Being Interviewed is Stressful. Here’s How to Fix It.


PodMov Daily: Friday, September 3

Episode 497: Week Download Complete

Being Interviewed is Stressful. Here’s How to Fix It.

This Flashback Friday takes on a hard truth about interviews. Documentary podcaster Doug Fraser (What We Do, The Pod Lab) interviews people with unusual passions, and he wants to save your guests. “If you’ve been interviewed, you know how nerve-wracking it can be.” How can hosts reduce that tension?

Fraser offers a solution. “I think it comes down to this: Interviewees believe that in order to give the best interview, they have to perform. And for the most part, we’re not practiced performers.” As the host, it’s your job to build your guest up from an insecure ‘Performer State’ to a ‘Hero State’ of openness and confidence.

As you listen, there are four specific plot points to listen for — and genuinely pursue. “When you give someone permission to be themselves (which is an incredibly daunting thing) you open the door to unforgettable stories,” Fraser says. “Committing to curiosity will result in a better conversation, no matter what.”

How Podcasts Could Thrive on FM Radio

“Today, many podcasters know their audiences better than some radio stations do,” says Tom Webster, SVP of Edison Research. He sees several ways in which (some) podcasts could thrive on FM radio, benefiting both sides. The most important factor is that they be presented as ‘shows’ without focusing on the medium.

After “The Bachelor” airs on Monday night, what’s more likely to engage the 18-34 crowd: a popular Bachelor recap podcast or the songs they’ve heard ad nauseam? In four steps, Webster explains how existing content may serve untapped audiences. It’s those shared experiences that make listeners stick around.

“Creating destinations around an audience segment is how music radio has been programmed for decades,” Webster points out. “I'm just saying that we owe podcasts the same care. It could work, if we are intentional, focused, and respect the ingredients — the podcasts themselves.” Bachelor fans, don’t touch that dial.

From March 23-26, 2022, some of the brightest minds in audio and podcasting will help shape the future — one session at a time.

Mark your calendar: Speaker submissions for PM Evolutions in Los Angeles will be open next month. Stay tuned for application and event details.

I can never find the thing that does the job best until I find the ones that don’t.

Here's what else is going on:

  • Crossed wires: Remote interviewees have a lot of technical details to handle.
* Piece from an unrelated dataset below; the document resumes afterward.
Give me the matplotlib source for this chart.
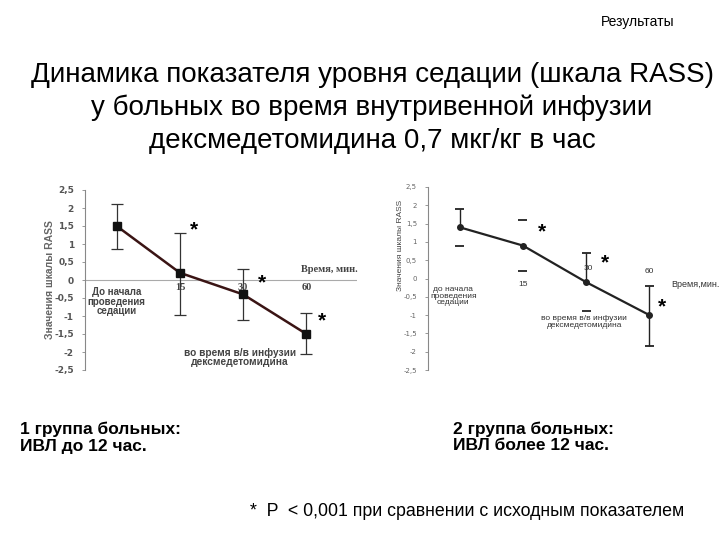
import matplotlib.pyplot as plt
import matplotlib.ticker as mticker

# data
categories = ['до', '15', '30', '60']
g1_mean = [1.5, 0.2, -0.4, -1.5]
g1_low = [0.85, -0.97, -1.12, -2.05]
g1_high = [2.1, 1.3, 0.3, -0.93]
g2_mean = [1.4, 0.9, -0.1, -1.0]
g2_low = [0.9, 0.2, -0.9, -1.85]
g2_high = [1.9, 1.6, 0.7, -0.2]
yticks = [2.5, 2, 1.5, 1, 0.5, 0, -0.5, -1, -1.5, -2, -2.5]

W, H = 720, 540
fig = plt.figure(figsize=(7.2, 5.4), dpi=100)
fig.patch.set_facecolor('white')

sans = ['Liberation Sans', 'DejaVu Sans']
serif = ['Liberation Serif', 'DejaVu Serif']


def px(x, y):
    return x / W, 1 - y / H


fig.text(*px(675, 22), 'Результаты', ha='right', va='center', fontsize=10, family=sans)
title = ['Динамика показателя уровня седации (шкала RASS)',
         'у больных во время внутривенной инфузии',
         'дексмедетомидина 0,7 мкг/кг в час']
for i, line in enumerate(title):
    fig.text(*px(372, 75 + i * 33), line, ha='center', va='center', fontsize=20, family=sans)


def comma(v, pos):
    return ('%g' % v).replace('.', ',')


def setup_axes(ax, tick_size, color):
    ax.set_xlim(-0.5, 3.8)
    ax.set_ylim(-2.5, 2.5)
    for s in ['top', 'right', 'bottom']:
        ax.spines[s].set_visible(False)
    ax.spines['left'].set_color('#888888')
    ax.spines['left'].set_linewidth(0.8)
    ax.set_xticks([])
    ax.set_yticks(yticks)
    ax.yaxis.set_major_formatter(mticker.FuncFormatter(comma))
    ax.tick_params(axis='y', length=2, width=0.6, color='#888888', labelsize=tick_size,
                   labelcolor=color, pad=6)
    ax.patch.set_alpha(0)


x = list(range(len(categories)))

# ---- group 1 (left)
ax1 = fig.add_axes([85 / W, (540 - 370) / H, 272 / W, 180 / H])
setup_axes(ax1, 6.5, '#555555')
for lab in ax1.get_yticklabels():
    lab.set_fontweight('bold')
ax1.axhline(0, color='#aaaaaa', lw=0.8)
err1 = [[m - lo for m, lo in zip(g1_mean, g1_low)], [hi - m for m, hi in zip(g1_mean, g1_high)]]
ax1.errorbar(x, g1_mean, yerr=err1, fmt='none', ecolor='#333333', elinewidth=0.9, capsize=4, capthick=0.9)
ax1.plot(x, g1_mean, color='#3a1414', lw=1.8, marker='s', ms=6, mfc='#111111', mec='#111111')
ax1.set_ylabel('Значения шкалы RASS', fontsize=7.5, color='#666666', fontweight='bold', family=sans)
ax1.yaxis.set_label_coords(-0.11, 0.5)

ax1.text(0, -0.2, 'До начала\nпроведения\nседации', ha='center', va='top', fontsize=7,
         fontweight='bold', color='#444444', linespacing=0.95, family=sans)
for i in range(1, 4):
    ax1.text(i, -0.2, categories[i], ha='center', va='center', fontsize=7.5, fontweight='bold',
             color='#444444', family=serif)
ax1.text(3.36, 0.28, 'Время, мин.', ha='center', va='center', fontsize=7.5, fontweight='bold',
         color='#444444', family=serif, clip_on=False)
ax1.text(1.95, -2.15, 'во время в/в инфузии\nдексмедетомидина', ha='center', va='center', fontsize=7.3,
         fontweight='bold', color='#444444', linespacing=0.95, family=sans)
for sx, sy in [(1.22, 1.39), (2.3, -0.08), (3.25, -1.14)]:
    ax1.text(sx, sy, '*', ha='center', va='center', fontsize=15, fontweight='bold', family=sans)

# ---- group 2 (right)
ax2 = fig.add_axes([428 / W, (540 - 370) / H, 272 / W, 183 / H])
setup_axes(ax2, 5, '#666666')
ax2.set_ylabel('Значения шкалы RASS', fontsize=6, color='#444444', family=sans)
ax2.yaxis.set_label_coords(-0.09, 0.68)
show_upper = [True, False, True, True]
show_lower = [False, False, False, True]
for i in x:
    ax2.hlines([g2_low[i], g2_high[i]], i - 0.07, i + 0.07, color='#222222', lw=1.3)
    if show_upper[i]:
        ax2.vlines(i, g2_mean[i], g2_high[i], color='#222222', lw=1.0)
    if show_lower[i]:
        ax2.vlines(i, g2_low[i], g2_mean[i], color='#222222', lw=1.0)
ax2.plot(x, g2_mean, color='#222222', lw=1.6, marker='o', ms=4, mfc='#222222', mec='#222222')

ax2.text(-0.1, -0.2, 'до начала\nпроведения\nседации', ha='center', va='top', fontsize=6,
         color='#333333', linespacing=0.95, family=sans)
ax2.text(1, -0.17, '15', ha='center', va='center', fontsize=6, color='#333333', family=sans)
ax2.text(2.03, 0.26, '30', ha='center', va='center', fontsize=6, color='#333333', family=sans)
ax2.text(3, 0.2, '60', ha='center', va='center', fontsize=6, color='#333333', family=sans)
ax2.text(3.35, -0.17, 'Время,мин.', ha='left', va='center', fontsize=6.5, color='#333333',
         family=sans, clip_on=False)
ax2.text(1.97, -1.18, 'во время в/в инфузии\nдексмедетомидина', ha='center', va='center', fontsize=6,
         color='#333333', linespacing=0.95, family=sans)
for sx, sy in [(1.3, 1.27), (2.3, 0.43), (3.2, -0.77)]:
    ax2.text(sx, sy, '*', ha='center', va='center', fontsize=15, fontweight='bold', family=sans)

# ---- captions
caps = [(20, '1 группа больных:', 'ИВЛ до 12 час.'),
        (453, '2 группа больных:', 'ИВЛ более 12 час.')]
for cx, l1, l2 in caps:
    fig.text(*px(cx, 429), l1, ha='left', va='center', fontsize=12.5, fontweight='bold', family=sans)
    fig.text(*px(cx, 446), l2, ha='left', va='center', fontsize=12.5, fontweight='bold', family=sans)
fig.text(*px(250, 512), '*  P  < 0,001 при сравнении с исходным показателем', ha='left', va='center',
         fontsize=12.8, family=sans)

fig.savefig('out.png', dpi=100)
Andrew Marino, senior audio engineer at The Verge, will help hosts communicate with their guests. His guide to great sound from a distance covers phone recording, equipment tips, and sharing large audio files. 
  • Yet another: Callin, a “social podcasting” app, has been launched by a former PayPal executive. Once a room ends on similar apps, the audio is gone. According to Amanda Silberling of TechCrunch, this one allows users to save and edit their live recording into a podcast episode.
  • Kids' menu: Speaking of radio-aired podcasts, the hosts of You Must Know Everything took it a step further. The parent-child podcast was recently developed into animated shorts for PBS stations across the country. For Current, Rasa and Jeremy Smith outline the process from start to finish.